**Exercise task:** Retype the data exactly, from its first line to the line containing "6.5, 7, 7.5];", including both, and skip any picture.

**Available data:**
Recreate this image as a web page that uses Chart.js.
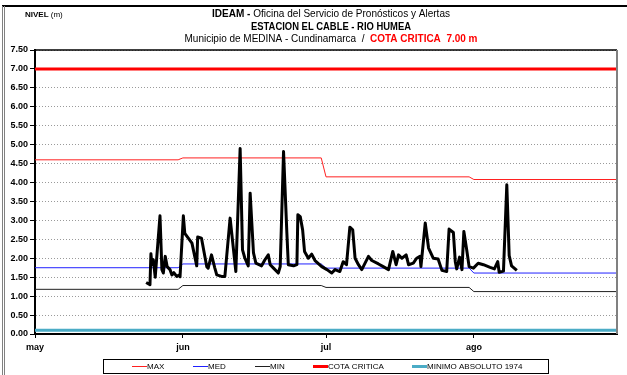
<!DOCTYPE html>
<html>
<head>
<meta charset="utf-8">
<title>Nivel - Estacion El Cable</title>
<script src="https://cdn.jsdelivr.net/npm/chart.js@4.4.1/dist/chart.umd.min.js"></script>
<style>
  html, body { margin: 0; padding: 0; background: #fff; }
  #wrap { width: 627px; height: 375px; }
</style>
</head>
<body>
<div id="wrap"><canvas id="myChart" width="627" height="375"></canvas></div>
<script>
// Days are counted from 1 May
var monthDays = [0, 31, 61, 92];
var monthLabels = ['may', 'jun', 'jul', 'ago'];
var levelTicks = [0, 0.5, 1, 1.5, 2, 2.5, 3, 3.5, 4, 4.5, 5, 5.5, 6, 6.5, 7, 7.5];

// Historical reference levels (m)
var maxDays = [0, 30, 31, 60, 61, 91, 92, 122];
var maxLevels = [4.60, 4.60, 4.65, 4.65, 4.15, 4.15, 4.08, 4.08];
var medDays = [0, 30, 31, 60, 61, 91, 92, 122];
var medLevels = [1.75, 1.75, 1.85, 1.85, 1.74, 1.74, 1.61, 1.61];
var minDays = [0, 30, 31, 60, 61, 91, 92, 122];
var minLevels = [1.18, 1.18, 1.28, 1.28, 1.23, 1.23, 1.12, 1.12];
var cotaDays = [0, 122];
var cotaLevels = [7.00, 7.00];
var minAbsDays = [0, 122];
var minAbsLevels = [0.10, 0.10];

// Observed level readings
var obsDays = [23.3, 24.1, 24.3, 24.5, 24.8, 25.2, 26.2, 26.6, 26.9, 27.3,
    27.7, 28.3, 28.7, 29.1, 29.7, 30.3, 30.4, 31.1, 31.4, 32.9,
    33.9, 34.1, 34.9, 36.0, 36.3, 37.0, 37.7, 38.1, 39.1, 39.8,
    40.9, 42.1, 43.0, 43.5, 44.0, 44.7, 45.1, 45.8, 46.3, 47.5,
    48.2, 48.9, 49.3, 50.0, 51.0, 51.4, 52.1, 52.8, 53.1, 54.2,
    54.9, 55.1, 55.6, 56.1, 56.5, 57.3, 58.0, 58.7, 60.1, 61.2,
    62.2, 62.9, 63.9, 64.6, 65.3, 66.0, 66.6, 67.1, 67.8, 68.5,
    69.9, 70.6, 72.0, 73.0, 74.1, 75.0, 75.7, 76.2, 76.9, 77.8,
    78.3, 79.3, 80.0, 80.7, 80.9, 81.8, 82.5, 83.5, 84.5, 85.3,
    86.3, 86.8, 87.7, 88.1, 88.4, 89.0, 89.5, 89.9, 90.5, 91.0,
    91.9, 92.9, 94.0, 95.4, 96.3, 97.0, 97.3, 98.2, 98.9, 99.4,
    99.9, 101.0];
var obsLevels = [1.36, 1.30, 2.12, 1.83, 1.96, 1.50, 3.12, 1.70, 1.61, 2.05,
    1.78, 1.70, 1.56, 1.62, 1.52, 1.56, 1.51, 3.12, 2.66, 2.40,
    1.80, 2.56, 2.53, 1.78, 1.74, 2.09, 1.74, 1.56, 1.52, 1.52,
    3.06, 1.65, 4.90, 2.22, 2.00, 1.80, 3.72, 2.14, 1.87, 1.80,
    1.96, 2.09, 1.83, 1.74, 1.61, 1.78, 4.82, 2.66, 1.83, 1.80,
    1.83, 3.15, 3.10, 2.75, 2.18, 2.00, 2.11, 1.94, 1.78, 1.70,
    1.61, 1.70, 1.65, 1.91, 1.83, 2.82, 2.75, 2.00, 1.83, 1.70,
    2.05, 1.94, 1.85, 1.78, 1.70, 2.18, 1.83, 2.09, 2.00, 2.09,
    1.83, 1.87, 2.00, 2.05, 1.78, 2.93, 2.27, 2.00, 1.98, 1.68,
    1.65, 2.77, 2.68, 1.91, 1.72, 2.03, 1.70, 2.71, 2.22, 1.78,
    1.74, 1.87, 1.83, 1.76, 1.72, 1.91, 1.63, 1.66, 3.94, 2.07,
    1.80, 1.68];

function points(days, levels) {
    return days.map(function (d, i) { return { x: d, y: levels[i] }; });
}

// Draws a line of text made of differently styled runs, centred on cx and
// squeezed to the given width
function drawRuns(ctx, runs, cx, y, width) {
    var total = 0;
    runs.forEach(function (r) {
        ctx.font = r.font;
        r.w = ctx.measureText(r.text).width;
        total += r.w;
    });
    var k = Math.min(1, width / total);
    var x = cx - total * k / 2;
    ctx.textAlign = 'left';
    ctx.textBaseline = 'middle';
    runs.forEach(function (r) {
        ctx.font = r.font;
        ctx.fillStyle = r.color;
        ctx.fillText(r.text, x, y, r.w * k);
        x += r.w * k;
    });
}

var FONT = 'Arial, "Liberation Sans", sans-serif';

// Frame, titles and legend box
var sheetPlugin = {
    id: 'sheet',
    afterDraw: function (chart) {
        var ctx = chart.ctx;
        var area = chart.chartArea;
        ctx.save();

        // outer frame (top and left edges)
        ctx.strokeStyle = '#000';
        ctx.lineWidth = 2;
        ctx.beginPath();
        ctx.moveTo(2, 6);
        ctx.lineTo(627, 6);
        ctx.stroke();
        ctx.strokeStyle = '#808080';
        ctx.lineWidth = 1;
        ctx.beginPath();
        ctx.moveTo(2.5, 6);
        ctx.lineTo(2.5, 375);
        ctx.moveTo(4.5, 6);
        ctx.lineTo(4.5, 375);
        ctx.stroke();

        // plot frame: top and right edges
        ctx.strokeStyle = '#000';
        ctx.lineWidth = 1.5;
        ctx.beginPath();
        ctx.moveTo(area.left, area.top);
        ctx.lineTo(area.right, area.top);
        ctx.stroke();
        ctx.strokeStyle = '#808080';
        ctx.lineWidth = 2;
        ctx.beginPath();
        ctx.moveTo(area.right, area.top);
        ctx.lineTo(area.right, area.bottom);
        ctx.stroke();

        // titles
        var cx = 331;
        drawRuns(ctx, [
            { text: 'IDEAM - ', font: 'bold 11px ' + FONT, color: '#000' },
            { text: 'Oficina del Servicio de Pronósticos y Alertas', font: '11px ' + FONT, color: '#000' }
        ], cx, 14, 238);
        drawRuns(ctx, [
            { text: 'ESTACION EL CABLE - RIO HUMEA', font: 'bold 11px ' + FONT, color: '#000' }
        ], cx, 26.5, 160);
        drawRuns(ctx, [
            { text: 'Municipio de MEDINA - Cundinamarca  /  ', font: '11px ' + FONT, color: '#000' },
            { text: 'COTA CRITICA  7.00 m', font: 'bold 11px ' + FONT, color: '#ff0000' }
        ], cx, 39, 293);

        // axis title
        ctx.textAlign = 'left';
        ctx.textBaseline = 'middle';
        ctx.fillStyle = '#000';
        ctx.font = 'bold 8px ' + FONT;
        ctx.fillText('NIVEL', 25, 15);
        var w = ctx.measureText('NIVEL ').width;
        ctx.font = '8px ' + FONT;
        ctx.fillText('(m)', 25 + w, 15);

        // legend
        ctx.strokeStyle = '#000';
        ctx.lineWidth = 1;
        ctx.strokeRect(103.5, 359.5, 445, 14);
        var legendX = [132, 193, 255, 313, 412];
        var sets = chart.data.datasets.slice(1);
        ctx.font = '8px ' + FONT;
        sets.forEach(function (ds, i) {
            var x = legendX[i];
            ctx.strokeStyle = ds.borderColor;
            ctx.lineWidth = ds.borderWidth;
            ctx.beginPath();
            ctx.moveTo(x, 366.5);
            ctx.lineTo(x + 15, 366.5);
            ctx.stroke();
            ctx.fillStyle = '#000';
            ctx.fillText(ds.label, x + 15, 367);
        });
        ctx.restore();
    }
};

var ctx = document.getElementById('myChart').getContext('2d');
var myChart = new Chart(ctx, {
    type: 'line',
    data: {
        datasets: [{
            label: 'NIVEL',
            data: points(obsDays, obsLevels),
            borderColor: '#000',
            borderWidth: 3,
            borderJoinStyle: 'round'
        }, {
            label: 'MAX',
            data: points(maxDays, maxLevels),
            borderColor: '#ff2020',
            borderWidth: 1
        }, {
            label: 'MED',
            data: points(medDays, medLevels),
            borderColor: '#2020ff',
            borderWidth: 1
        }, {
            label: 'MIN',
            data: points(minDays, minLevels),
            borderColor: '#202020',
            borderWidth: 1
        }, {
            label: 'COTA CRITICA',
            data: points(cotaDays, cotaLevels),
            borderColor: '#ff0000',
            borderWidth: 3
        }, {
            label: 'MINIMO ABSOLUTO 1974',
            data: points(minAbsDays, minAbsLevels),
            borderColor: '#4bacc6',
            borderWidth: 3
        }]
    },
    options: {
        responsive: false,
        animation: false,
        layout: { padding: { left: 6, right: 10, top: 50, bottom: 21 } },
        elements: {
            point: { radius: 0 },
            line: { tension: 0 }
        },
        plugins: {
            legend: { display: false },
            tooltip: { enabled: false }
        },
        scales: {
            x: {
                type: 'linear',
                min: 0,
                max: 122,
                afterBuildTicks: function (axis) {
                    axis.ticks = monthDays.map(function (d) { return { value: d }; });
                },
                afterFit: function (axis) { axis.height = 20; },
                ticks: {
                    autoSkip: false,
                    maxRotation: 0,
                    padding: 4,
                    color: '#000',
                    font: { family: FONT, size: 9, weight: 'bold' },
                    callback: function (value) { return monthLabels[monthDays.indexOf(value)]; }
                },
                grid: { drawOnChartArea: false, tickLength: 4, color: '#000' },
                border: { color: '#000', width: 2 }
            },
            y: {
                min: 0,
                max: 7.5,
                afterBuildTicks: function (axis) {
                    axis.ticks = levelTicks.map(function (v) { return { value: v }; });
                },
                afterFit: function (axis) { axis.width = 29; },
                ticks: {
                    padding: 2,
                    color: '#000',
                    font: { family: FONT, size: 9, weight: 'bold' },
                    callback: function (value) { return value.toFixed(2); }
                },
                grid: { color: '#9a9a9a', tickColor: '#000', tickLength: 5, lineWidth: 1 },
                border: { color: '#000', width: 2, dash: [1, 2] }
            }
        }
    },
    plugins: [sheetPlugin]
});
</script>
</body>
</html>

**Task result:**
Recreate this image as a web page that uses Chart.js.
<!DOCTYPE html>
<html>
<head>
<meta charset="utf-8">
<title>Nivel - Estacion El Cable</title>
<script src="https://cdn.jsdelivr.net/npm/chart.js@4.4.1/dist/chart.umd.min.js"></script>
<style>
  html, body { margin: 0; padding: 0; background: #fff; }
  #wrap { width: 627px; height: 375px; }
</style>
</head>
<body>
<div id="wrap"><canvas id="myChart" width="627" height="375"></canvas></div>
<script>
// Days are counted from 1 May
var monthDays = [0, 31, 61, 92];
var monthLabels = ['may', 'jun', 'jul', 'ago'];
var levelTicks = [0, 0.5, 1, 1.5, 2, 2.5, 3, 3.5, 4, 4.5, 5, 5.5, 6, 6.5, 7, 7.5];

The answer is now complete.